What is Aroha? What is love? What is manaaki? What is kindness? I speak of these things often, and as we think about those awful events of last Friday, I  (along with many others) am saying that the answers lie in love and kindness. But what is love? I’ve just read you one writer's take on it.. Shakespeare's famous sonnet #116.

But English is a confusing language.  In English that one word has many meanings: love between man and woman whether sexual love or not, between man and man, between mother and child, between brother and sister, between fellow soldiers.. The list goes on. In Greek there are at least four, if not six, different words for love. I’m not a Greek scholar so I was unable to critically evaluate the different Google responses to that question.

Yet every single use of the word has something in common: the ability to empathise (to understand another person's feelings), the ability to care, the desire to support, nurture and protect another person. Built into the word love is the value of respect, which is of course one of our four values here at Hornby High School. I defy you to show me an example of love in which respect is not present. Not real love anyway.

You might even like to describe aroha as an absence of hate, although I think love is much much more than that.
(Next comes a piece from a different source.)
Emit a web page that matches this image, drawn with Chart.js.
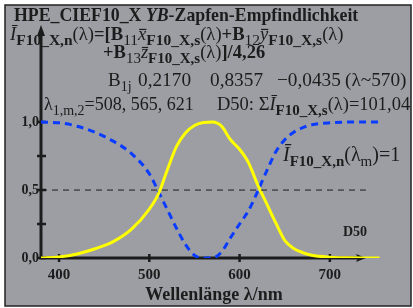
<!DOCTYPE html>
<html>
<head>
<meta charset="utf-8">
<script src="https://cdn.jsdelivr.net/npm/chart.js@4"></script>
<style>
  html, body { margin: 0; padding: 0; background: #fff; }
  #wrap { width: 413px; height: 308px; }
</style>
</head>
<body>
<div id="wrap"><canvas id="sensChart"></canvas></div>
<script>
// wavelengths in nm
const wavelengths = [380, 400, 420, 440, 460, 480, 500, 510, 520, 530, 540, 550, 560, 570,
  580, 590, 600, 610, 620, 630, 640, 650, 660, 670, 680, 700, 720, 755];
const yellowValues = [0, 0.008, 0.03, 0.068, 0.12, 0.21, 0.36, 0.47, 0.65, 0.82, 0.92, 0.975, 0.997, 1.0,
  0.97, 0.87, 0.80, 0.70, 0.54, 0.40, 0.26, 0.13, 0.07, 0.04, 0.02, 0.006, 0.002, 0];
const blueValues = [1.0, 0.995, 0.97, 0.925, 0.86, 0.77, 0.62, 0.49, 0.355, 0.22, 0.10, 0.02, 0, 0,
  0.045, 0.15, 0.25, 0.35, 0.49, 0.64, 0.78, 0.87, 0.925, 0.96, 0.98, 0.995, 1.0, 1.0];
const halfLine = [[380, 0.5], [740, 0.5]];
const xTicks = [400, 500, 600, 700];
const yTicks = [0, 0.5, 1.0];
const yTickLabels = ["0,0", "0,5", "1,0"];
const yMinorTicks = [0.25, 0.75];
const bCoefficients = ["0,2170", "0,8357", "−0,0435"];

const SERIF = '"Liberation Serif", "Times New Roman", serif';
const INK = "#1c1c1c";

function rich(ctx, x, y, parts, size, subSize) {
  let cx = x;
  parts.forEach((p) => {
    const sz = p.s ? subSize : size;
    ctx.font = `${p.i ? "italic " : ""}${p.b ? "bold " : ""}${sz}px ${SERIF}`;
    const dy = p.s ? Math.round(size * 0.25) : 0;
    ctx.fillText(p.t, cx, y + dy);
    const w = ctx.measureText(p.t).width;
    if (p.bar) {
      ctx.fillRect(cx + 1, y - size * 0.6, w - 1, 1.2);
    }
    cx += w;
  });
  return cx;
}

const decor = {
  id: "decor",
  beforeDraw(chart) {
    const ctx = chart.ctx;
    ctx.save();
    ctx.fillStyle = "#ffffff";
    ctx.fillRect(0, 0, chart.width, chart.height);
    ctx.fillStyle = "#9d9ea4";
    ctx.fillRect(5, 5, 406, 301);
    ctx.strokeStyle = "#222";
    ctx.lineWidth = 1.5;
    ctx.strokeRect(5, 5, 406, 301);
    ctx.restore();
  },
  beforeDatasetsDraw(chart) {
    const ctx = chart.ctx;
    const xs = chart.scales.x, ys = chart.scales.y;
    const x0 = xs.getPixelForValue(380);
    const y0 = ys.getPixelForValue(0);
    ctx.save();
    ctx.strokeStyle = INK;
    ctx.fillStyle = INK;
    ctx.lineWidth = 3;
    // axes
    ctx.beginPath();
    ctx.moveTo(x0, y0);
    ctx.lineTo(x0, 32);
    ctx.moveTo(x0 - 1.5, y0);
    ctx.lineTo(358, y0);
    ctx.stroke();
    // arrowheads
    ctx.beginPath();
    ctx.moveTo(x0, 25);
    ctx.lineTo(x0 - 4, 36);
    ctx.lineTo(x0 + 4, 36);
    ctx.closePath();
    ctx.fill();
    ctx.beginPath();
    ctx.moveTo(366, y0);
    ctx.lineTo(356, y0 - 4);
    ctx.lineTo(358, y0);
    ctx.lineTo(356, y0 + 4);
    ctx.closePath();
    ctx.fill();
    // ticks
    ctx.lineWidth = 2.5;
    ctx.beginPath();
    yTicks.concat(yMinorTicks).forEach((v) => {
      const py = ys.getPixelForValue(v);
      ctx.moveTo(x0 - 4, py);
      ctx.lineTo(x0 + 5, py);
    });
    xTicks.forEach((v) => {
      const px = xs.getPixelForValue(v);
      ctx.moveTo(px, y0 - 4);
      ctx.lineTo(px, y0 + 4);
    });
    ctx.stroke();
    // tick labels
    ctx.font = `bold 14px ${SERIF}`;
    ctx.textAlign = "right";
    ctx.textBaseline = "middle";
    yTicks.forEach((v, i) => {
      ctx.fillText(yTickLabels[i], x0 - 2, ys.getPixelForValue(v));
    });
    ctx.font = `bold 15px ${SERIF}`;
    ctx.textAlign = "center";
    ctx.textBaseline = "alphabetic";
    xTicks.forEach((v) => {
      ctx.fillText(String(v), xs.getPixelForValue(v), 279);
    });
    ctx.font = `bold 18px ${SERIF}`;
    ctx.fillText("Wellenlänge λ/nm", 214, 300);
    ctx.restore();
  },
  afterDraw(chart) {
    const ctx = chart.ctx;
    ctx.save();
    ctx.fillStyle = INK;
    ctx.textAlign = "left";
    ctx.textBaseline = "alphabetic";
    rich(ctx, 14, 21, [
      { t: "HPE_CIEF10_X ", b: 1 },
      { t: "YB", b: 1, i: 1 },
      { t: "-Zapfen-Empfindlichkeit", b: 1 },
    ], 17.8, 12);
    rich(ctx, 10, 40, [
      { t: "Ī", i: 1 }, { t: "F10_X,n", b: 1, s: 1 }, { t: "(λ)" }, { t: "=[B", b: 1 },
      { t: "11", s: 1 }, { t: "x", i: 1, bar: 1 }, { t: "F10_X,s", b: 1, s: 1 }, { t: "(λ)" },
      { t: "+B", b: 1 }, { t: "12", s: 1 }, { t: "y", i: 1, bar: 1 }, { t: "F10_X,s", b: 1, s: 1 },
      { t: "(λ)" },
    ], 18.6, 15.5);
    rich(ctx, 103, 58, [
      { t: "+B", b: 1 }, { t: "13", s: 1 }, { t: "z", i: 1, bar: 1 }, { t: "F10_X,s", b: 1, s: 1 },
      { t: "(λ)" }, { t: "]/4,26", b: 1 },
    ], 18.5, 15);
    // coefficient row
    rich(ctx, 108, 86, [{ t: "B" }, { t: "1j", s: 1 }], 19, 14);
    ctx.font = `19.3px ${SERIF}`;
    [138, 210, 277].forEach((x, i) => ctx.fillText(bCoefficients[i], x, 86));
    ctx.fillText("(λ~570)", 345, 86);
    rich(ctx, 44, 110, [
      { t: "λ" }, { t: "1,m,2", s: 1 }, { t: "=508, 565, 621" },
    ], 18, 14);
    rich(ctx, 217, 110, [
      { t: "D50: Σ" }, { t: "Ī", i: 1 }, { t: "F10_X,s", b: 1, s: 1 }, { t: "(λ)=101,04" },
    ], 18.5, 15);
    rich(ctx, 283, 161, [
      { t: "Ī", i: 1 }, { t: "F10_X,n", b: 1, s: 1 }, { t: "(λ" }, { t: "m", s: 1 }, { t: ")=1" },
    ], 20, 15);
    ctx.font = `bold 14px ${SERIF}`;
    ctx.fillText("D50", 343, 236);
    ctx.restore();
  },
};

const ctx = document.getElementById("sensChart").getContext("2d");

new Chart(ctx, {
  type: "line",
  data: {
    datasets: [
      {
        label: "half",
        data: halfLine.map(([x, y]) => ({ x, y })),
        borderColor: INK,
        borderWidth: 1,
        borderDash: [6, 5],
        pointRadius: 0,
        fill: false,
      },
      {
        label: "yellow",
        data: wavelengths.map((w, i) => ({ x: w, y: yellowValues[i] })),
        borderColor: "#ffff00",
        borderWidth: 3,
        pointRadius: 0,
        cubicInterpolationMode: "monotone",
        fill: false,
      },
      {
        label: "blue",
        data: wavelengths.map((w, i) => ({ x: w, y: blueValues[i] })),
        borderColor: "#0a3cff",
        borderWidth: 3,
        borderDash: [7, 5],
        pointRadius: 0,
        cubicInterpolationMode: "monotone",
        fill: false,
      },
    ],
  },
  options: {
    responsive: true,
    maintainAspectRatio: false,
    animation: false,
    layout: { padding: { left: 41, right: 29, top: 27, bottom: 50 } },
    plugins: {
      legend: { display: false },
      tooltip: { enabled: false },
    },
    scales: {
      x: { type: "linear", min: 380, max: 760, display: false },
      y: { type: "linear", min: 0, max: 1.7, display: false },
    },
  },
  plugins: [decor],
});
</script>
</body>
</html>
What we can say for certain in our current world is that we don’t have enough of it. Back in the 1960s the Beatles wrote/recorded a song titled ‘All you need is love’, and never has that been more true than now.

Listen to this:




Your generation can make a difference. YOU can make a difference.

Already this week we have seen students your age, and younger and older, making a very clear statement, first about climate change, and now about the atrocities, the obscenities, that were the brutal shootings last week.

Your latest minor squabble with the person sitting next to you in class frankly is just so unimportant. The need for more love and kindness, for more aroha and manaaki, in the world is a cause worth fighting for. This is big! Do you want to change the world? If you want to make that positive change in the world, change THIS. BE the change you want to see. Don’t wait, do it now. Show love and kindness, tolerance and acceptance.

Our differences are something worth celebrating, not something to be afraid of. Every one of you is a beautiful person, and you deserve aroha and manaaki. If there is a God in your life, then thank God that we are all different, because our differences give us a richness in life that we would not find any other way. If you have no God in your life, then simply be thankful for our humanity as it gives us the difference, the richness, in which we can bathe. There is no judgement about you for your beliefs. Support each other, be kind to each other. Spread the message of love for our fellow human beings. Please!!!

Just…. be… KIND.

It was Martin Luther King, Jr who said “Darkness cannot drive out darkness; only light can do that. Hate cannot drive out hate; only love can do that.”

He aha te mea nui o te ao. He tāngata, he tāngata, he tāngata
What is the most important thing in the world? It is people, it is people, it is people.